%%
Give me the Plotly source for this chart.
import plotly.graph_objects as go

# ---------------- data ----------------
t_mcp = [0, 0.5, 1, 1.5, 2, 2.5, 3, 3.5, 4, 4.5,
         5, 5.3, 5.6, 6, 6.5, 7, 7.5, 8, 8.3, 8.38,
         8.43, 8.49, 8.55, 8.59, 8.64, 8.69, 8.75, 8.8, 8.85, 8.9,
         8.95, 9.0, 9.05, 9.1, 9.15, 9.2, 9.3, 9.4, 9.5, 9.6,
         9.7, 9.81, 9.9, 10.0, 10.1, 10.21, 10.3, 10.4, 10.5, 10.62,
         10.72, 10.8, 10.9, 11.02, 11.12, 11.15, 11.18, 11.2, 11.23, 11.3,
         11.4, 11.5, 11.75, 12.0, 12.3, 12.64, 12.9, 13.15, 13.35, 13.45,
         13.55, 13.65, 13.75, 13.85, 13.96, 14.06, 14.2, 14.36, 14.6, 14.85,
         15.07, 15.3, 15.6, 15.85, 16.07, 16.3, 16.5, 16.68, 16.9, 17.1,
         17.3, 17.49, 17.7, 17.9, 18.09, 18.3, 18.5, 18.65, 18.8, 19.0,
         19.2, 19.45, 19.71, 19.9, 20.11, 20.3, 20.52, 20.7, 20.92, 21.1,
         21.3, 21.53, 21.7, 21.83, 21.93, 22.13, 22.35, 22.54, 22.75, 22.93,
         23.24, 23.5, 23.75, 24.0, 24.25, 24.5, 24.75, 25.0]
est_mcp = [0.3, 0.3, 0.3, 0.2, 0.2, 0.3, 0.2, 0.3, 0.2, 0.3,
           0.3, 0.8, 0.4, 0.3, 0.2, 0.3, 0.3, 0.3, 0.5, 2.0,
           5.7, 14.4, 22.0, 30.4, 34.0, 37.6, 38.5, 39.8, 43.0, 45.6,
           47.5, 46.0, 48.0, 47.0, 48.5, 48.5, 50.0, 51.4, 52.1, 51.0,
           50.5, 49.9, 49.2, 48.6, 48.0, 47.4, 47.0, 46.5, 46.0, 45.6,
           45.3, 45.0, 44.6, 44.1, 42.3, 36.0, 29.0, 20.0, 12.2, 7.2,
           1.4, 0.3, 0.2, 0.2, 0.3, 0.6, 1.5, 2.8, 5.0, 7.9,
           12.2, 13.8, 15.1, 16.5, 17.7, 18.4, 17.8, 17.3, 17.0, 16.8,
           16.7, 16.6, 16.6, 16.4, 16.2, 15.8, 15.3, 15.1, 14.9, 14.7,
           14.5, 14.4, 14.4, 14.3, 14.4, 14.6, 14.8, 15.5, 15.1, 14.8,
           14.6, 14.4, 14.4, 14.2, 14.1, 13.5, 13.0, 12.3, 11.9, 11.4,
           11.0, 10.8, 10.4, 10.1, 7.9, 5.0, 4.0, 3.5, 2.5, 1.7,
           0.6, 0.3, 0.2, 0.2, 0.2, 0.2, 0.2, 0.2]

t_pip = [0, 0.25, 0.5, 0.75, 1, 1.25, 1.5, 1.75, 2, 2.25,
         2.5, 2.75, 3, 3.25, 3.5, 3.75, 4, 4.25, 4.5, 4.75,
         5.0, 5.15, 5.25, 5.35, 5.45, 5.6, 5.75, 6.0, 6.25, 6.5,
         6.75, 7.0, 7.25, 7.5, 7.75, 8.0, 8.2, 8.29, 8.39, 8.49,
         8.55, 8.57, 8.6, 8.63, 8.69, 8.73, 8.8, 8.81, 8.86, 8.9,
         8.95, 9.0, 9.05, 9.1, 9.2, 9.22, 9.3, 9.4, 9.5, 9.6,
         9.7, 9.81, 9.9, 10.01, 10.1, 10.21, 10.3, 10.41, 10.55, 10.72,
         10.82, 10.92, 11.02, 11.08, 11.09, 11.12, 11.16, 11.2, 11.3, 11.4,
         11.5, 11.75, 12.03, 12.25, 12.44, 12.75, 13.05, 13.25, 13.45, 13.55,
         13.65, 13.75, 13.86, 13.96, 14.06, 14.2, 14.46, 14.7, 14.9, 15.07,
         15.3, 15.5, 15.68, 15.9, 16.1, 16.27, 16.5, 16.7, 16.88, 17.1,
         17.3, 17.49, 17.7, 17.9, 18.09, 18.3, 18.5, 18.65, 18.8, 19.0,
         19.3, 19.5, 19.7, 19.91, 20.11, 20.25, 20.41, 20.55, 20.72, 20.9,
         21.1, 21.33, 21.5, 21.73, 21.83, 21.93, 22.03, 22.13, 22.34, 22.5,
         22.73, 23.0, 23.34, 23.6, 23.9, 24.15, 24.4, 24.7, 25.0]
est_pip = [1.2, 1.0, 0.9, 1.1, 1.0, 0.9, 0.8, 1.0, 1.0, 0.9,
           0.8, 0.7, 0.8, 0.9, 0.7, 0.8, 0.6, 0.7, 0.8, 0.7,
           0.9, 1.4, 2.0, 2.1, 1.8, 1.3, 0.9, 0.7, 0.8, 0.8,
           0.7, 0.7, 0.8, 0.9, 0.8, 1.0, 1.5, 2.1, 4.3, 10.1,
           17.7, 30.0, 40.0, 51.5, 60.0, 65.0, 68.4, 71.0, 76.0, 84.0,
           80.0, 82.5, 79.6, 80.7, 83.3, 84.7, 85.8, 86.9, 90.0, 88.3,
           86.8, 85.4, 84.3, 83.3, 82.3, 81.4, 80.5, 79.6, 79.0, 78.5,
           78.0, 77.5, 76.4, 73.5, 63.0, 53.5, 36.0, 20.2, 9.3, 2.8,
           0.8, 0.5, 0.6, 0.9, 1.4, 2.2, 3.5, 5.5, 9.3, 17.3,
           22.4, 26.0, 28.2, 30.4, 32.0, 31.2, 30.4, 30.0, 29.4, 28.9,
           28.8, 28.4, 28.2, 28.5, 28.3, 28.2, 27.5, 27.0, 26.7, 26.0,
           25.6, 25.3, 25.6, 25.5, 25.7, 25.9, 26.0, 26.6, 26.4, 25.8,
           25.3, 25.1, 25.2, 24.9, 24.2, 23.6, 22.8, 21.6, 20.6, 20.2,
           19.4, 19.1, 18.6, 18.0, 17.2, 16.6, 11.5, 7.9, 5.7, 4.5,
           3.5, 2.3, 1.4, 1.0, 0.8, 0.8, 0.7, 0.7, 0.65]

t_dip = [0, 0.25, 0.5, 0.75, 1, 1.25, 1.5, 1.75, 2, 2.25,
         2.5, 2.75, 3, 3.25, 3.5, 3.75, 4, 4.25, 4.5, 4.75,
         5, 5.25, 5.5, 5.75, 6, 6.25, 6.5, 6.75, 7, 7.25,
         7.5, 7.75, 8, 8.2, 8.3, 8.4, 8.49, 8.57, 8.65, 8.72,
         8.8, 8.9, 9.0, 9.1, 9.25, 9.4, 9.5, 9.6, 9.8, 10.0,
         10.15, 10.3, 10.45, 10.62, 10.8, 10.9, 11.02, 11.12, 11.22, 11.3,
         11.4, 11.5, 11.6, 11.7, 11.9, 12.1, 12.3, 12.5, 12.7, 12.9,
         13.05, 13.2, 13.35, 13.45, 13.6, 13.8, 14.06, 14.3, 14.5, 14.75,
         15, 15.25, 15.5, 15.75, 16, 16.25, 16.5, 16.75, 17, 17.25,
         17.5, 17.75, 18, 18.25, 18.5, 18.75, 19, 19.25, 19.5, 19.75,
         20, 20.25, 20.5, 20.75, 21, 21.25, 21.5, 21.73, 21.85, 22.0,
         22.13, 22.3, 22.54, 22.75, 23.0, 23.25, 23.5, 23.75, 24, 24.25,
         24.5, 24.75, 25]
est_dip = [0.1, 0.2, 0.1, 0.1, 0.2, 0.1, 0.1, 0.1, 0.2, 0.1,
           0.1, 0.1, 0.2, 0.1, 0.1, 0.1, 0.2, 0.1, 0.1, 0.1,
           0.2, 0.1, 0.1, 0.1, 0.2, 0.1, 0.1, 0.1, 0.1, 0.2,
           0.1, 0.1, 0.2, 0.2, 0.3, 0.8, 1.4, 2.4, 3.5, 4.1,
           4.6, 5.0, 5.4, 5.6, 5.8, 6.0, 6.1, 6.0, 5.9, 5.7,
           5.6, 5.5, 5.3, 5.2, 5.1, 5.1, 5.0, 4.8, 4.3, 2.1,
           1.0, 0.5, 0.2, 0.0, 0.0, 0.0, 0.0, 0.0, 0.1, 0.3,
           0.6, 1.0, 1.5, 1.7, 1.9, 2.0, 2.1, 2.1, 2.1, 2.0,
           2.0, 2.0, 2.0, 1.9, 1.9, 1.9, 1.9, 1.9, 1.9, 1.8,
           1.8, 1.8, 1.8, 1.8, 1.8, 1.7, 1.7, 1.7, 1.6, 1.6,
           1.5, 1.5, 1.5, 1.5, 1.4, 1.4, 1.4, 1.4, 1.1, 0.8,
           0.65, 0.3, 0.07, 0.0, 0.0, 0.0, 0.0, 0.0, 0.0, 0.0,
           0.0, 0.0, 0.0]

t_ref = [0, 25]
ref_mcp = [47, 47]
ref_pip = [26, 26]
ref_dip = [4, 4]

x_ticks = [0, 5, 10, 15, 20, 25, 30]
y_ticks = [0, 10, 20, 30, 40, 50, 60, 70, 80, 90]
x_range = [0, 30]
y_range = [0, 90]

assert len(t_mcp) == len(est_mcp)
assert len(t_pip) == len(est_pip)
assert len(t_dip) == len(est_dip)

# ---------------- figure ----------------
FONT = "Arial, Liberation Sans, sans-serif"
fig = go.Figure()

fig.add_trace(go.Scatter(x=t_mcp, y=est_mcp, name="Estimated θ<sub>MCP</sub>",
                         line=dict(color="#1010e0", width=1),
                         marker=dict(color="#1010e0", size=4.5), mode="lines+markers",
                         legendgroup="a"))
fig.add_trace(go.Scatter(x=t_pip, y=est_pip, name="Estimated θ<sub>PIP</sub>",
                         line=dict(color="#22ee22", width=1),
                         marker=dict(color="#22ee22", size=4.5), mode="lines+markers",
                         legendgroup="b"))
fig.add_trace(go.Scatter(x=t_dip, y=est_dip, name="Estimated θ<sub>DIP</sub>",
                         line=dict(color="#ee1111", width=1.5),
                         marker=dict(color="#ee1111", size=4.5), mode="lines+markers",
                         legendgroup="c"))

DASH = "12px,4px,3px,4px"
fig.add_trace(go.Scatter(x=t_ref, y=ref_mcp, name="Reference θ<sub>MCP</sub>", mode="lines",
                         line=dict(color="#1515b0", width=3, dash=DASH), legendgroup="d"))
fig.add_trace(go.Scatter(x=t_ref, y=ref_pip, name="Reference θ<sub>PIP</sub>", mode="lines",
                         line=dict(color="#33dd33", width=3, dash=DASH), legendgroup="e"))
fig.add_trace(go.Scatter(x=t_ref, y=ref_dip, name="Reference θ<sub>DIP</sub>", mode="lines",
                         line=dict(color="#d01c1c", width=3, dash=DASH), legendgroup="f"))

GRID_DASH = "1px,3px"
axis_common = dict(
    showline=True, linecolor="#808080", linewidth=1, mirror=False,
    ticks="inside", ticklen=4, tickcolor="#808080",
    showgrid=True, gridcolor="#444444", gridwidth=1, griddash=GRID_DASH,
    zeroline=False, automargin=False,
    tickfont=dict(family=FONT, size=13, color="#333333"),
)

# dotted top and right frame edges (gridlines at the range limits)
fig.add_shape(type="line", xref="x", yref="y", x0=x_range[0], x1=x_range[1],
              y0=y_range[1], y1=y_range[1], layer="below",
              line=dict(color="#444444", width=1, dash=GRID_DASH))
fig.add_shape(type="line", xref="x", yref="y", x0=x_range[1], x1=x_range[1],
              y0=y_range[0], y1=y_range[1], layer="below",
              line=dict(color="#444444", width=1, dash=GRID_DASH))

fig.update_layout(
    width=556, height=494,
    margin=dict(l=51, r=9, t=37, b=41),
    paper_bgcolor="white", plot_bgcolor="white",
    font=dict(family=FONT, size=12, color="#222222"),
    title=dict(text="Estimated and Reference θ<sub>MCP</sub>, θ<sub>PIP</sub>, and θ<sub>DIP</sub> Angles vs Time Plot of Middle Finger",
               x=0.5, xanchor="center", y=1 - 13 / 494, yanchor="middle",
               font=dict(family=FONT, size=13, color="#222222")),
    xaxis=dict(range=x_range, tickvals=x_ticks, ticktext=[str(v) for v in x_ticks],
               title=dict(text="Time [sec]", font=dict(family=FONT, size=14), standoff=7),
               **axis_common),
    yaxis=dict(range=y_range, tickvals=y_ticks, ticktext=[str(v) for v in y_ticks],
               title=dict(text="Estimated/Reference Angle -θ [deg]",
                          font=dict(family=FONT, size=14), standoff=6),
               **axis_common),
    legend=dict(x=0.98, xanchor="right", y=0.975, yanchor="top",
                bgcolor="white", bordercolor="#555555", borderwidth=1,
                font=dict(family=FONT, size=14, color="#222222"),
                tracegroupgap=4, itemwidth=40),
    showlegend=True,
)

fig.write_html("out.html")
%%
:: PROBLEM DESCRIPTION ::
From the very first line of the data through the line with "import plotly.graph_objects as go" in it, please reproduce each line exactly and output nothing more.

:: EXERCISE RESPONSE ::
Give me the Plotly source for this chart.
import plotly.graph_objects as go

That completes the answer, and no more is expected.